Во всяком случае, твои письма и особенно сведение, что ты начинаешь получать мои, сняли с моей души страшную тяжесть; теперь, надеюсь, ход писем наладится и ты начнешь получать мои – а я твои – более или менее регулярно.
Я 11-й день нахожусь на отдыхе, и мы все понемногу приводим себя в порядок.
Получил твою справку и нахожу, что 14,3 гораздо ближе к 16, чем к 11; во всяком случае наш скромный бюджет я нахожу достаточно приличным. Все это ценность имеет, конечно, самую плачевную, но это горе общенародное, и нам со своим соваться не стоит. Завтра в Петроград едет адъютант одного из моих полков, и я с ним посылаю письмо папе с мамой; ему же даю опустить где-либо в тылу и письмо к тебе. Это – уже третий офицер, с которым я пишу папе с мамой письмо, а от них все никак не могу получить ни строчки.
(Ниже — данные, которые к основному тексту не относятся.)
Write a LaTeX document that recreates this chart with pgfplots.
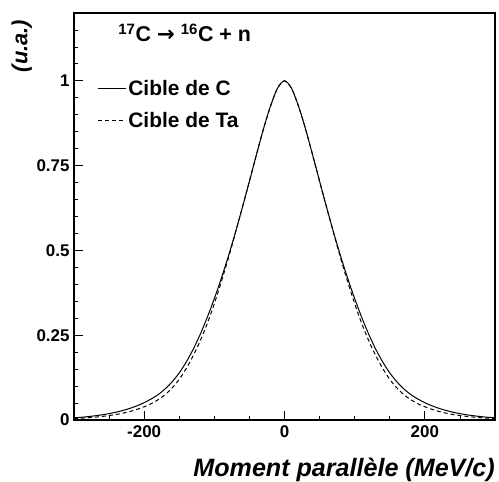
\documentclass[border=0pt]{standalone}
\usepackage{fontspec}
\setmainfont{Liberation Sans}
\newfontfamily\arrowfont{DejaVu Sans}
\usepackage{pgfplots}
\pgfplotsset{compat=1.18}
\usepackage{pgfplotstable}

% solid: C target, dashed: Ta target (symmetric in x)
\pgfplotstableread{
x y
-300 0.0064
-290 0.0080
-280 0.0100
-270 0.0124
-260 0.0153
-250 0.0188
-240 0.0231
-230 0.0283
-220 0.0345
-210 0.042
-200 0.051
-190 0.062
-180 0.075
-170 0.092
-160 0.113
-150 0.139
-140 0.171
-130 0.209
-120 0.253
-110 0.303
-100 0.358
-90 0.418
-80 0.483
-70 0.553
-60 0.627
-50 0.704
-40 0.782
-30 0.858
-20 0.925
-10 0.978
0 1.000
10 0.978
20 0.925
30 0.858
40 0.782
50 0.704
60 0.627
70 0.553
80 0.483
90 0.418
100 0.358
110 0.303
120 0.253
130 0.209
140 0.171
150 0.139
160 0.113
170 0.092
180 0.075
190 0.062
200 0.051
210 0.042
220 0.0345
230 0.0283
240 0.0231
250 0.0188
260 0.0153
270 0.0124
280 0.0100
290 0.0080
300 0.0064
}\cible

\pgfplotstableread{
x y
-300 0.0043
-290 0.0054
-280 0.0067
-270 0.0084
-260 0.0105
-250 0.0131
-240 0.0163
-230 0.0203
-220 0.0253
-210 0.0315
-200 0.039
-190 0.048
-180 0.060
-170 0.075
-160 0.095
-150 0.120
-140 0.152
-130 0.190
-120 0.234
-110 0.285
-100 0.343
-90 0.408
-80 0.477
-70 0.551
-60 0.627
-50 0.704
-40 0.782
-30 0.858
-20 0.925
-10 0.978
0 1.000
10 0.978
20 0.925
30 0.858
40 0.782
50 0.704
60 0.627
70 0.551
80 0.477
90 0.408
100 0.343
110 0.285
120 0.234
130 0.190
140 0.152
150 0.120
160 0.095
170 0.075
180 0.060
190 0.048
200 0.039
210 0.0315
220 0.0253
230 0.0203
240 0.0163
250 0.0131
260 0.0105
270 0.0084
280 0.0067
290 0.0054
300 0.0043
}\cibleTa

\begin{document}
\begin{tikzpicture}
\useasboundingbox (-74bp,-62bp) rectangle (425bp,420bp);
\begin{axis}[
scale only axis,
width=421bp, height=407bp,
xmin=-300, xmax=300,
ymin=0, ymax=1.2,
clip mode=individual,
axis line style={line width=1.1pt},
tick pos=left,
tick align=inside,
major tick length=9bp,
minor tick length=4.5bp,
tick style={line width=0.8pt, black},
xtick={-200,0,200},
xticklabels={-200,0,200},
minor xtick={-250,-150,-100,-50,50,100,150,250},
ytick={0,0.25,0.5,0.75,1},
yticklabels={0,0.25,0.5,0.75,1},
minor ytick={0.05,0.1,0.15,0.2,0.3,0.35,0.4,0.45,0.55,0.6,0.65,0.7,0.8,0.85,0.9,0.95,1.05,1.1,1.15},
/pgf/number format/assume math mode=true,
ticklabel style={font=\fontsize{17}{20}\selectfont\bfseries},
xticklabel style={yshift=-2bp},
yticklabel style={xshift=-1bp},
legend style={at={(axis description cs:0.055,0.84)}, anchor=north west,
  draw=none, fill=none, inner sep=0pt, row sep=11bp,
  font=\fontsize{21}{24}\selectfont\bfseries},
legend cell align=left,
legend image code/.code={\draw[#1] (0bp,0bp) -- (28bp,0bp);},
]
\addplot[black, line width=1pt, smooth, mark=none] table {\cible};
\addlegendentry{Cible de C}
\addplot[black, line width=1pt, smooth, mark=none, dash pattern=on 4bp off 3bp] table {\cibleTa};
\addlegendentry{Cible de Ta}
\node[anchor=base west, font=\fontsize{21.5}{24}\selectfont\bfseries, inner sep=0pt]
  at (axis description cs:0.105,0.929) {\textsuperscript{17}C {\arrowfont\bfseries →} \textsuperscript{16}C + n};
\node[anchor=base east, font=\fontsize{25.2}{29}\selectfont\bfseries\itshape, inner sep=0pt]
  at (axis description cs:1,-0.139) {Moment parallèle (MeV/c)};
\node[rotate=90, anchor=center, font=\fontsize{22}{26}\selectfont\bfseries\itshape, inner sep=0pt]
  at (axis description cs:-0.124,0.919) {(u.a.)};
\end{axis}
\end{tikzpicture}
\end{document}
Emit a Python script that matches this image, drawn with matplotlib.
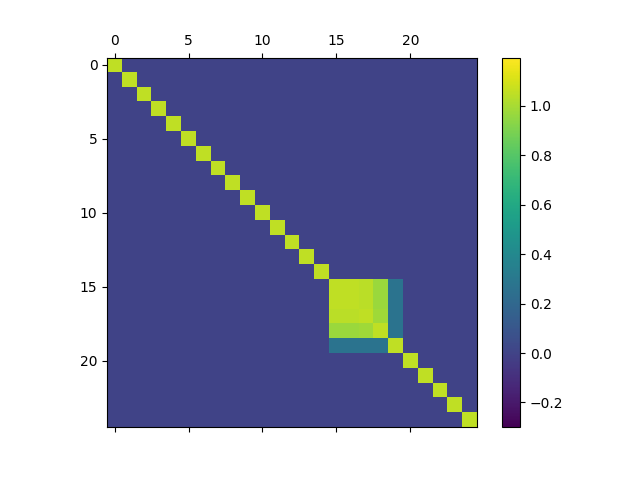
import numpy as np
import matplotlib.pyplot as plt

n = 25
diag_value = 1.05
background = 0.0

# block of correlated entries (rows/cols 15..19)
block_idx = [15, 16, 17, 18, 19]
block = [
    [1.05, 1.05, 1.04, 0.97, 0.27],
    [1.05, 1.05, 1.04, 0.97, 0.27],
    [1.04, 1.04, 1.05, 0.98, 0.27],
    [0.97, 0.97, 0.98, 1.05, 0.27],
    [0.27, 0.27, 0.27, 0.27, 1.05],
]

m = np.full((n, n), background)
np.fill_diagonal(m, diag_value)
m[np.ix_(block_idx, block_idx)] = block

fig, ax = plt.subplots()
im = ax.matshow(m, vmin=-0.3, vmax=1.195)
fig.colorbar(im)

plt.savefig("out.png")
Я тебе писал об удачах своей дивизии; помнишь, в сведениях из Ставки о переправе через Збруч партии разведчиков в тыл противнику и о криках немцев «казаки идут»? Это опять-таки моя дивизия, но дело было немножко иначе. Была большая партия (участвовал и Осип), она переправилась через Збруч, но кричали не немцы, а я своим приказал в момент атаки кричать «Kosaken kommen», чтобы увеличить переполох. Результаты были прекрасные, и немцы с восточного берега бросились бежать на западный. Я тебе, кажется, писал, что за последние бои я представлен в ген[ерал]-лейтенанты и в кандидаты на корпус. При мысли о корпусе я ловлю себя на той мысли, что я был бы и рад, и не рад этому; теперь все так неустойчиво и так капризно, что рад бываешь всякому более или менее прочному месту. Как правило, быстрые движения вверх вызывают и быстрые падения вниз; довольно вспомнить Гутора или Черемисова: куда и как они взлетели, а где они теперь? Моя дивизия хоть и не Бог весть что (особенно ужасна ее бедная организация – ни оркестров, ни экипажей – ничего), но она в некотором отношении мое детище, ко мне привыкли, и я сижу хоть и у разбитого корыта, но оно мое и прочнее изб и дворцов.